【関大社会安全学部 リレーコラム】予防保全としてのPCR検査

「予防保全」という用語があります。何らかの大きな事象が発生してから事後的に何か対策を立てるというのではなく、日常から予防的に点検や監視をして、大きな事象が発生する前に日常とは異なる小さな異変を早期に察知し対処することをいいます。この「予防保全」においては、日常から計測・モニタリングを行うことでデータを蓄積し、分析すること、つまり、「何も異変は生じていない」ということを科学的データで確認をしていく作業が重要となります。
豪雨時に「うちの裏山は大丈夫か」という不安を少しでも解消するために、斜面計測・モニタリングに取り組んでいますが、この「予防保全」的な計測・モニタリングの考え方は必ずしも十分に浸透しているとはいえません。これは、「何も発生していないということを計測することに意味があるのか」というそもそもの問いもありますが、日常的に行う計測・モニタリングにかかる費用や労力の大きさが最大のボトルネックになっているように思います。

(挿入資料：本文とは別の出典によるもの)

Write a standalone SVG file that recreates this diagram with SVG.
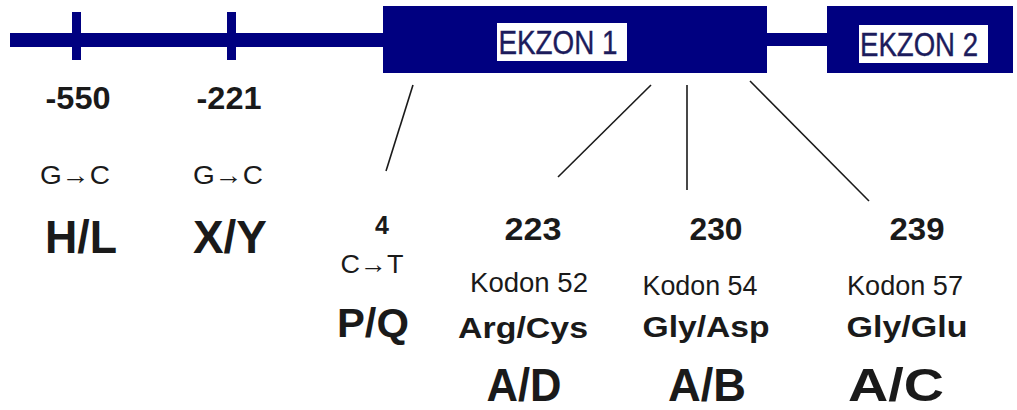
<svg xmlns="http://www.w3.org/2000/svg" width="1017" height="410" viewBox="0 0 1017 410">
  <style>
    .dna { fill: #000080; }
    .tag { fill: #ffffff; }
    .exon-label { font-family: "Liberation Sans", Arial, sans-serif; font-size: 34px; fill: #1c1c5c; stroke: #1c1c5c; stroke-width: 0.4; text-anchor: middle; }
    .t { font-family: "Liberation Sans", Arial, sans-serif; fill: #1a1a1a; text-anchor: middle; }
    .pos { font-size: 31px; font-weight: bold; }
    .subst { font-size: 26px; }
    .allele { font-size: 46px; font-weight: bold; }
    .codon { font-size: 27px; }
    .aa { font-size: 29px; font-weight: bold; }
    .big { font-size: 47px; font-weight: bold; }
    .link { stroke: #1a1a1a; stroke-width: 1.6; fill: none; }
  </style>

  <rect width="1017" height="410" fill="#ffffff"/>

  <!-- gene backbone with promoter sites and exons -->
  <g id="gene">
    <rect class="dna" x="10" y="33" width="375" height="14"/>
    <rect class="dna" x="72" y="12" width="9" height="48"/>
    <rect class="dna" x="227" y="12" width="9" height="48"/>
    <rect class="dna" x="765" y="33" width="64" height="13"/>
  </g>

  <g id="exon1">
    <rect class="dna" x="383" y="6" width="384" height="67"/>
    <rect class="tag" x="497" y="23" width="130" height="38"/>
    <text class="exon-label" x="558" y="54" textLength="119" lengthAdjust="spacingAndGlyphs">EKZON 1</text>
  </g>

  <g id="exon2">
    <rect class="dna" x="827" y="6" width="186" height="67"/>
    <rect class="tag" x="859" y="25" width="129" height="38"/>
    <text class="exon-label" x="919" y="56" textLength="118" lengthAdjust="spacingAndGlyphs">EKZON 2</text>
  </g>

  <!-- leader lines from exon 1 to the coding variants -->
  <g id="connectors">
    <line class="link" x1="413" y1="85" x2="386" y2="171"/>
    <line class="link" x1="651" y1="85" x2="558" y2="177"/>
    <line class="link" x1="687" y1="85" x2="687" y2="190"/>
    <line class="link" x1="750" y1="81" x2="869" y2="201"/>
  </g>

  <!-- promoter variants -->
  <g id="variant-550">
    <text class="t pos" x="78" y="109" textLength="65" lengthAdjust="spacingAndGlyphs">-550</text>
    <text class="t subst" x="75" y="184" textLength="70" lengthAdjust="spacingAndGlyphs">G→C</text>
    <text class="t allele" x="81" y="253" textLength="72" lengthAdjust="spacingAndGlyphs">H/L</text>
  </g>

  <g id="variant-221">
    <text class="t pos" x="229" y="109" textLength="65" lengthAdjust="spacingAndGlyphs">-221</text>
    <text class="t subst" x="228" y="184" textLength="70" lengthAdjust="spacingAndGlyphs">G→C</text>
    <text class="t allele" x="230" y="253" textLength="74" lengthAdjust="spacingAndGlyphs">X/Y</text>
  </g>

  <!-- exon 1 variants -->
  <g id="variant-4">
    <text class="t" x="382" y="234" font-size="25" font-weight="bold">4</text>
    <text class="t" x="372" y="273" font-size="26" textLength="63" lengthAdjust="spacingAndGlyphs">C→T</text>
    <text class="t" x="373" y="337" font-size="41" font-weight="bold" textLength="72" lengthAdjust="spacingAndGlyphs">P/Q</text>
  </g>

  <g id="variant-223">
    <text class="t pos" x="533" y="240" textLength="57" lengthAdjust="spacingAndGlyphs">223</text>
    <text class="t codon" x="529" y="292" textLength="118" lengthAdjust="spacingAndGlyphs">Kodon 52</text>
    <text class="t aa" x="523" y="338" textLength="130" lengthAdjust="spacingAndGlyphs">Arg/Cys</text>
    <text class="t big" x="524" y="401" textLength="75" lengthAdjust="spacingAndGlyphs">A/D</text>
  </g>

  <g id="variant-230">
    <text class="t pos" x="716" y="240" textLength="53" lengthAdjust="spacingAndGlyphs">230</text>
    <text class="t codon" x="700" y="295" textLength="115" lengthAdjust="spacingAndGlyphs">Kodon 54</text>
    <text class="t aa" x="706" y="337" textLength="127" lengthAdjust="spacingAndGlyphs">Gly/Asp</text>
    <text class="t big" x="707" y="401" textLength="78" lengthAdjust="spacingAndGlyphs">A/B</text>
  </g>

  <g id="variant-239">
    <text class="t pos" x="917" y="240" textLength="55" lengthAdjust="spacingAndGlyphs">239</text>
    <text class="t codon" x="905" y="295" textLength="116" lengthAdjust="spacingAndGlyphs">Kodon 57</text>
    <text class="t aa" x="907" y="337" textLength="121" lengthAdjust="spacingAndGlyphs">Gly/Glu</text>
    <text class="t big" x="896" y="401" textLength="96" lengthAdjust="spacingAndGlyphs">A/C</text>
  </g>
</svg>
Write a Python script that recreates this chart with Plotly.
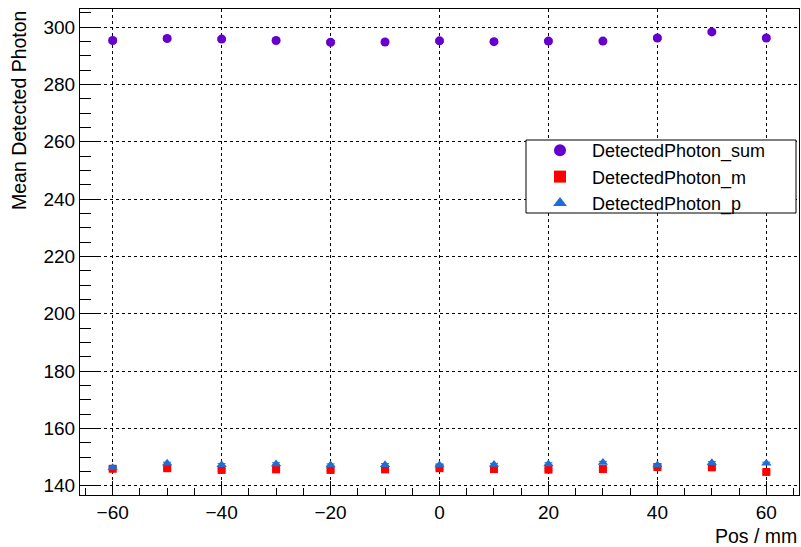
import plotly.graph_objects as go

pos = [-60, -50, -40, -30, -20, -10, 0, 10, 20, 30, 40, 50, 60]
photon_sum = [295.3, 296.0, 295.8, 295.3, 294.7, 294.8, 295.2, 294.9, 295.1, 295.1, 296.2, 298.3, 296.2]
photon_m = [145.9, 146.1, 145.5, 145.7, 145.5, 145.7, 146.1, 145.8, 145.6, 145.8, 146.5, 146.4, 144.8]
photon_p = [146.3, 147.8, 147.3, 147.6, 147.2, 147.3, 147.2, 147.4, 147.6, 148.1, 147.2, 148.0, 147.8]
err_sum = [0.6] * len(pos)
err_m = [0.4] * len(pos)
err_p = [0.4] * len(pos)

FONT = "Liberation Sans, Arial, sans-serif"

W, H = 801, 547
ML, MR, MT, MB = 80, 2, 9, 52
PW, PH = W - ML - MR, H - MT - MB


def px_x(x):
    return (x - ML) / PW


def px_y(y):
    return (H - MB - y) / PH


fig = go.Figure()
series = [
    ("DetectedPhoton_sum", photon_sum, err_sum, "circle", "#6600cc", 9),
    ("DetectedPhoton_m", photon_m, err_m, "square", "#ff0000", 8),
    ("DetectedPhoton_p", photon_p, err_p, "triangle-up", "#1f6fd1", 9),
]
for name, vals, errs, sym, col, sz in series:
    fig.add_trace(go.Scatter(
        x=pos, y=vals, mode="markers", name=name,
        marker=dict(symbol=sym, color=col, size=sz, line=dict(width=0)),
        error_y=dict(type="data", array=errs, color=col, thickness=1, width=4),
    ))

axis_common = dict(
    showline=True, linecolor="black", linewidth=1, mirror=True,
    ticks="inside", tickcolor="black", tickwidth=1,
    showgrid=True, gridcolor="black", griddash="dot", gridwidth=1,
    zeroline=False,
    tickfont=dict(family=FONT, size=19, color="black"),
)

fig.update_xaxes(
    range=[-66, 66], tickmode="linear", tick0=-60, dtick=20, ticklen=14,
    minor=dict(ticks="inside", dtick=5, tick0=-60, ticklen=7, tickcolor="black", showgrid=False),
    **axis_common,
)
fig.update_yaxes(
    range=[136.75, 306.3], tickmode="linear", tick0=140, dtick=20, ticklen=21,
    minor=dict(ticks="inside", dtick=5, tick0=140, ticklen=11, tickcolor="black", showgrid=False),
    **axis_common,
)

fig.update_layout(
    width=W, height=H,
    margin=dict(l=ML, r=MR, t=MT, b=MB, autoexpand=False),
    paper_bgcolor="white", plot_bgcolor="white",
    showlegend=True,
    legend=dict(
        x=px_x(528), y=px_y(132), xanchor="left", yanchor="top",
        bgcolor="rgba(0,0,0,0)", borderwidth=0,
        font=dict(family=FONT, size=18, color="black"),
        itemwidth=54, tracegroupgap=0, itemsizing="constant",
    ),
    shapes=[
        dict(type="rect", xref="paper", yref="paper",
             x0=px_x(526), x1=px_x(796), y0=px_y(213), y1=px_y(140),
             line=dict(color="black", width=1), fillcolor="white", layer="above"),
    ],
    annotations=[
        dict(text="Pos / mm", xref="paper", yref="paper", x=1.0, y=px_y(536),
             xanchor="right", yanchor="middle", showarrow=False,
             font=dict(family=FONT, size=19.5, color="black")),
        dict(text="Mean Detected Photon", xref="paper", yref="paper", x=px_x(18.5), y=1.0,
             xanchor="center", yanchor="top", textangle=-90, showarrow=False,
             font=dict(family=FONT, size=19.5, color="black")),
    ],
)

fig.write_html(
    "out.html",
    config={"displayModeBar": False},
    post_script="document.body.style.margin='0';document.body.style.overflow='hidden';",
)
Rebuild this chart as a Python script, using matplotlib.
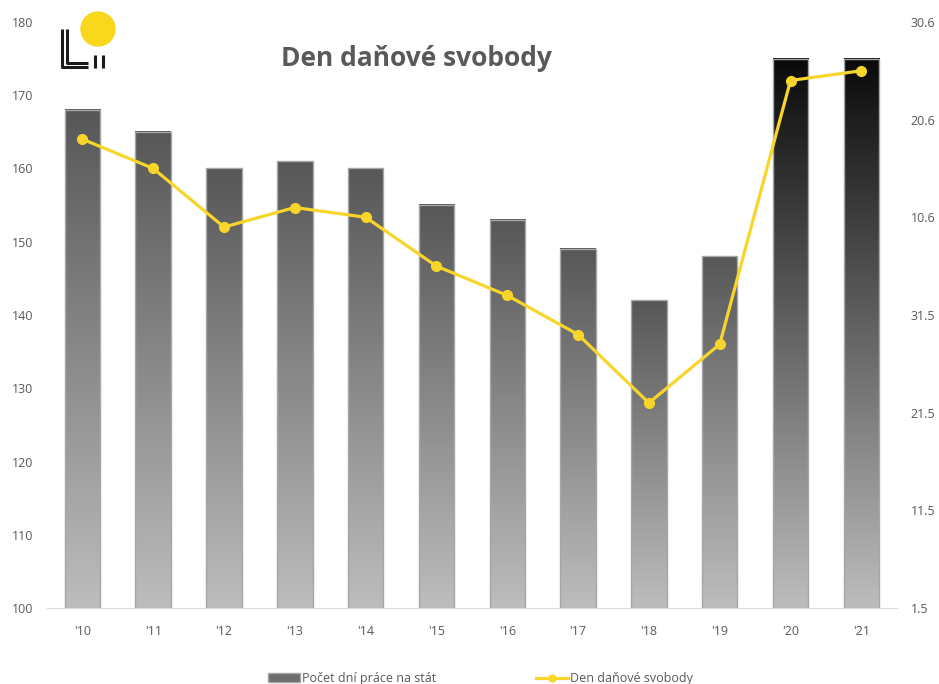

新型コロナウイルスの感染拡大により、社会が大きく混乱するとともに、緊急事態宣言が発令されるなど、さまざまな制約を受ける生活が始まり、1年以上が経過します。新型コロナウイルスが厄介なのは、無症状の人から感染が広がってしまうということであり、「自分もかかっているかもしれない」、「症状はないけれど人にうつしてしまうのではないか」という不安感が社会の根底にある限り、これまで通りの日常生活を取り戻すことは困難であると思います。
無症状の人にも積極的にPCR検査を「予防保全的」に実施することが、この不安感を完全には払拭できないにせよ、緩和する方法として有効なのではないかと思います。もちろん、斜面計測と同様に検査精度の問題や実施にかかる費用・労力の問題は乗り越えるべき壁であるといえます。